GIVEN REQUEST:
Find each line with the string "that" and copy it.

SUPPLIED MATERIAL:
--*--
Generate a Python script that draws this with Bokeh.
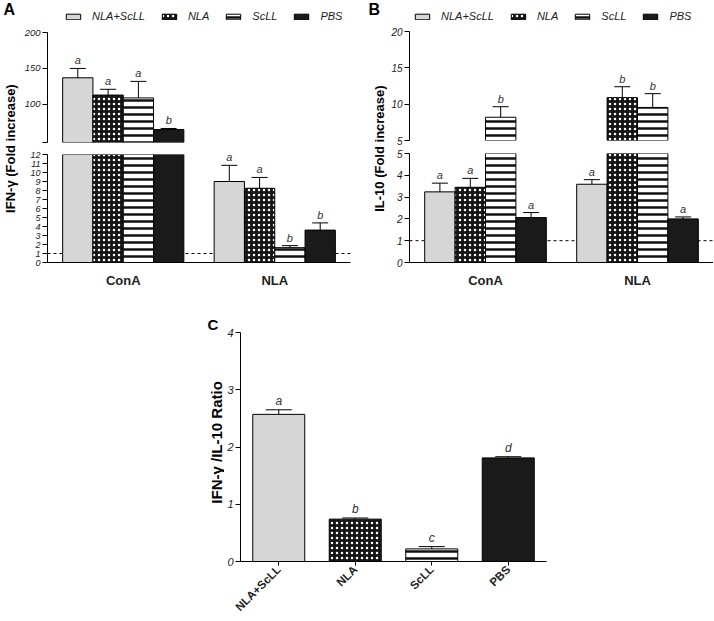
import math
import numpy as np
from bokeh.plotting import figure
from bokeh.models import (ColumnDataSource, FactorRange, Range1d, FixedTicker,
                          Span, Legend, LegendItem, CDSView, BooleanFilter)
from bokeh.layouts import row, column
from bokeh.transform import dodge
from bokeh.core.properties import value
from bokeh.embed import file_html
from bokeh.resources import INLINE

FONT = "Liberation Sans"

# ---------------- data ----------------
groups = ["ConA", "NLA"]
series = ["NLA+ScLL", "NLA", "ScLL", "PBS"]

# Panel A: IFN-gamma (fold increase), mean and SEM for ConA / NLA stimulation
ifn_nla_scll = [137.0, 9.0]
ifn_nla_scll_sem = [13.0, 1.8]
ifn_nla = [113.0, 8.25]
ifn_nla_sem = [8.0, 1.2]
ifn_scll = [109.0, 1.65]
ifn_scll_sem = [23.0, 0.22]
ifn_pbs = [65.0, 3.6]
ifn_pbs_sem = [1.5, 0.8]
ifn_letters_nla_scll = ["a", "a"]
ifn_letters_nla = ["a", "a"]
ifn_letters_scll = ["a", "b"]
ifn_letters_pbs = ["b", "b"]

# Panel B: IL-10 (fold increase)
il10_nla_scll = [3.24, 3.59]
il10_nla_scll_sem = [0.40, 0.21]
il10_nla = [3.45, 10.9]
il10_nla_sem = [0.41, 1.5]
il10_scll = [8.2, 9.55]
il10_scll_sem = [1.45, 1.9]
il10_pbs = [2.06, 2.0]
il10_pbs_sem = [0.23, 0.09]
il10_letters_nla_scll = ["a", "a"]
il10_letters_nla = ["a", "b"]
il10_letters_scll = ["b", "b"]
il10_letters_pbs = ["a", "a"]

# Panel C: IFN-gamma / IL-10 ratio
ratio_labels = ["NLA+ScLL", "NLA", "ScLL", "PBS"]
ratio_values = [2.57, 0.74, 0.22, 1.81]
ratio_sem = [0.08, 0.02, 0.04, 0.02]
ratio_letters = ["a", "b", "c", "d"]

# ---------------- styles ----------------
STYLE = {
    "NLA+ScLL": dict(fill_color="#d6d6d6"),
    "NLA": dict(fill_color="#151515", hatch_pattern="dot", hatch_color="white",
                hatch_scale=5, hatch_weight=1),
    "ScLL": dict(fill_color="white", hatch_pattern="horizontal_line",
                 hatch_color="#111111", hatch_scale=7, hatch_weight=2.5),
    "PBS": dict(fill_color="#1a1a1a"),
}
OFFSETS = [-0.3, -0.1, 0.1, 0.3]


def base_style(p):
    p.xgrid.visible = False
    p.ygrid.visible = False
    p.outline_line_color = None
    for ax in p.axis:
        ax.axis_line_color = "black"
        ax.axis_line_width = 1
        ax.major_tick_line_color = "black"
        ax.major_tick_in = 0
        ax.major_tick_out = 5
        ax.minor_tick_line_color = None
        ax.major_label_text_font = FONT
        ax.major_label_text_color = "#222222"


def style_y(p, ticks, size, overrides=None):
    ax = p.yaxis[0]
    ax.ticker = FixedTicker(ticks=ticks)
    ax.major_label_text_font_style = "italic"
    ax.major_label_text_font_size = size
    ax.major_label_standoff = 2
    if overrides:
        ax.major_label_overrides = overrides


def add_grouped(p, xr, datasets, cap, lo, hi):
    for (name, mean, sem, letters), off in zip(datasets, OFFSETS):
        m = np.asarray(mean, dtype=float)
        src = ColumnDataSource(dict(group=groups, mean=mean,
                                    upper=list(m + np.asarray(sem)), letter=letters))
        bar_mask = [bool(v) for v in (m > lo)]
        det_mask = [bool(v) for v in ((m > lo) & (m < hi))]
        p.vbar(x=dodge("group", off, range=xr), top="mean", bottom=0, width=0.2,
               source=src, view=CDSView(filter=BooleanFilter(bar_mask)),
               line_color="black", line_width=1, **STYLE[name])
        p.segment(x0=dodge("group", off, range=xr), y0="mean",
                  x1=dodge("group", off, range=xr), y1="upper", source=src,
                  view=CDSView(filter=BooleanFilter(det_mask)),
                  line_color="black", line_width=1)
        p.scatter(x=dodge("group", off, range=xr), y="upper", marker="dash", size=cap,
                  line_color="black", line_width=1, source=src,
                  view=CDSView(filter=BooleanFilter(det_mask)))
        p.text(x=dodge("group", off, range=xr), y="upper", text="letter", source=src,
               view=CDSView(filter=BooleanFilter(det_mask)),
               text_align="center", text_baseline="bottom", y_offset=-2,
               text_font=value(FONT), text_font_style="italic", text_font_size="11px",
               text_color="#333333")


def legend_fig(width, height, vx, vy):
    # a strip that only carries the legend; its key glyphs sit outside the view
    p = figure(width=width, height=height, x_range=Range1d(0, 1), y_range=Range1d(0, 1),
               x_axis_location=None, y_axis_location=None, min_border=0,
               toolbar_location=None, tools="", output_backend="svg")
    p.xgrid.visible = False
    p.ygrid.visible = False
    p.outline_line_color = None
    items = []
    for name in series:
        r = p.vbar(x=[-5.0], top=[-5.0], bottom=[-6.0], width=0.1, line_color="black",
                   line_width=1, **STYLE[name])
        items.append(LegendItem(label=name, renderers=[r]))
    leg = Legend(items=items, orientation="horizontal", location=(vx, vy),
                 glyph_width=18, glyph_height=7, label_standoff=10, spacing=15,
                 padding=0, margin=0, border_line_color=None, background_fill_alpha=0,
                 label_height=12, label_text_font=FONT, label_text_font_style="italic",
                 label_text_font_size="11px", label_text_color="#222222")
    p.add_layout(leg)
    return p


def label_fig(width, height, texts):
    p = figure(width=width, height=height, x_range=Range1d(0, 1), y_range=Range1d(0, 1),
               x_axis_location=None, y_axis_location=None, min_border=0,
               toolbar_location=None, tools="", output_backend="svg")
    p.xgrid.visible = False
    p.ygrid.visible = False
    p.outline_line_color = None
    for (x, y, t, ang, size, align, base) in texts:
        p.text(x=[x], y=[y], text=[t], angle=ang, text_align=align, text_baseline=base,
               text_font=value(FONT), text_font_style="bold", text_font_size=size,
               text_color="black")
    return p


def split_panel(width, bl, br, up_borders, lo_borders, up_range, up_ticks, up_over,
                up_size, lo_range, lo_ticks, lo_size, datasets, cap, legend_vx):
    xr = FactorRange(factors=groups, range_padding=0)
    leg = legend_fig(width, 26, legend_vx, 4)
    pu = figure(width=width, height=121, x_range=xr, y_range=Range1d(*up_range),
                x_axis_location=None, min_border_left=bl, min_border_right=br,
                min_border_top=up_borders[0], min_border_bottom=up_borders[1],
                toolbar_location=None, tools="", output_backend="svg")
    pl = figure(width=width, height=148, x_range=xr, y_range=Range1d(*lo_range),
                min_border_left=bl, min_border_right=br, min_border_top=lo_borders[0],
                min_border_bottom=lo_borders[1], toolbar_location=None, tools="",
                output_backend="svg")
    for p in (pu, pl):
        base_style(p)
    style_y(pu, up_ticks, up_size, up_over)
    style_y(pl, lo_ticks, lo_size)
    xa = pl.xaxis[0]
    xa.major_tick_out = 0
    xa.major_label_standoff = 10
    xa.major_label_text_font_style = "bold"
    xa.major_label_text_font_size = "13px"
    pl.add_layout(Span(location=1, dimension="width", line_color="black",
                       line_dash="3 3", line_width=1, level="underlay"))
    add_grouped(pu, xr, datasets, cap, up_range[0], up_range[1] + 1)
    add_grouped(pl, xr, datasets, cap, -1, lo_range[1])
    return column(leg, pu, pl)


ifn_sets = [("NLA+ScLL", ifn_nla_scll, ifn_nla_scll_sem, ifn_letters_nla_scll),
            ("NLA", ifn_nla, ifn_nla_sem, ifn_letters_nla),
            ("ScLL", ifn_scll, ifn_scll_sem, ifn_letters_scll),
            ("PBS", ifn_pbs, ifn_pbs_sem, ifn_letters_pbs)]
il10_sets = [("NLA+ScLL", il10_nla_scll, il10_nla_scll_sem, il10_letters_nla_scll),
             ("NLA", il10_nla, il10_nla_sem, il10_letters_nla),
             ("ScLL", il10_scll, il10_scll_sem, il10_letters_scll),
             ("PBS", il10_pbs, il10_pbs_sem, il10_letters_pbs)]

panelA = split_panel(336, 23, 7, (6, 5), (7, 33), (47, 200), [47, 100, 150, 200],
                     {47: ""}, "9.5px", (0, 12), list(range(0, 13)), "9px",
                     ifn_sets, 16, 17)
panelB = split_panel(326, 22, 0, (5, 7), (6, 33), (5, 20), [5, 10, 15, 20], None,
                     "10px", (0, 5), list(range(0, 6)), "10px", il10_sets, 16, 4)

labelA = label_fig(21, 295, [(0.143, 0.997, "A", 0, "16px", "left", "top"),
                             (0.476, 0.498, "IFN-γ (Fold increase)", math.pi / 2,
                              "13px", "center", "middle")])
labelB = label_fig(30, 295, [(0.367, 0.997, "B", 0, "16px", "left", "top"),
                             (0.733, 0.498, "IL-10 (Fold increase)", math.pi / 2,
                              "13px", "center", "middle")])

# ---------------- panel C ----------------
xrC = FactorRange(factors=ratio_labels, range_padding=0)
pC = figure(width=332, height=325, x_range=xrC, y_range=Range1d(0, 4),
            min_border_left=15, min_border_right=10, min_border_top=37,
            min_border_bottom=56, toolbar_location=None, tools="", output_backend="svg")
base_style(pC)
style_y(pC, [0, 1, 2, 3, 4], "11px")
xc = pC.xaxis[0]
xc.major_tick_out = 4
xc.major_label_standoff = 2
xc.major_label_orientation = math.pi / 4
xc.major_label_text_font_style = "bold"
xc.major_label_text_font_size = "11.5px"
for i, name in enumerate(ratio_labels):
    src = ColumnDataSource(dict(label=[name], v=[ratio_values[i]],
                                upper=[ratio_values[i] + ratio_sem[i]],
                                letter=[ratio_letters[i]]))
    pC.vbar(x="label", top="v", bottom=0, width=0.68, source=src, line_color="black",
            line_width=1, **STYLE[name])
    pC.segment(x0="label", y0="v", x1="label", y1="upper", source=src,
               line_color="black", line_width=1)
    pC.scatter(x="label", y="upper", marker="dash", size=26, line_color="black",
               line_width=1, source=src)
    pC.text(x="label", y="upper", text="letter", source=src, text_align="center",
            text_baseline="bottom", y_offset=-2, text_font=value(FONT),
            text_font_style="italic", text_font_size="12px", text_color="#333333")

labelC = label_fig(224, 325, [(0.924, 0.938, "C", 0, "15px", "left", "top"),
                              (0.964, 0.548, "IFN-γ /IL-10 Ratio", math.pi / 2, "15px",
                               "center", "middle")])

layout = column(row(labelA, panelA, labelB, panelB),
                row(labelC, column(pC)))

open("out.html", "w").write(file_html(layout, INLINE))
--*--
SOLUTION TO THE PROBLEM:
Generate a Python script that draws this with Bokeh.
    # a strip that only carries the legend; its key glyphs sit outside the view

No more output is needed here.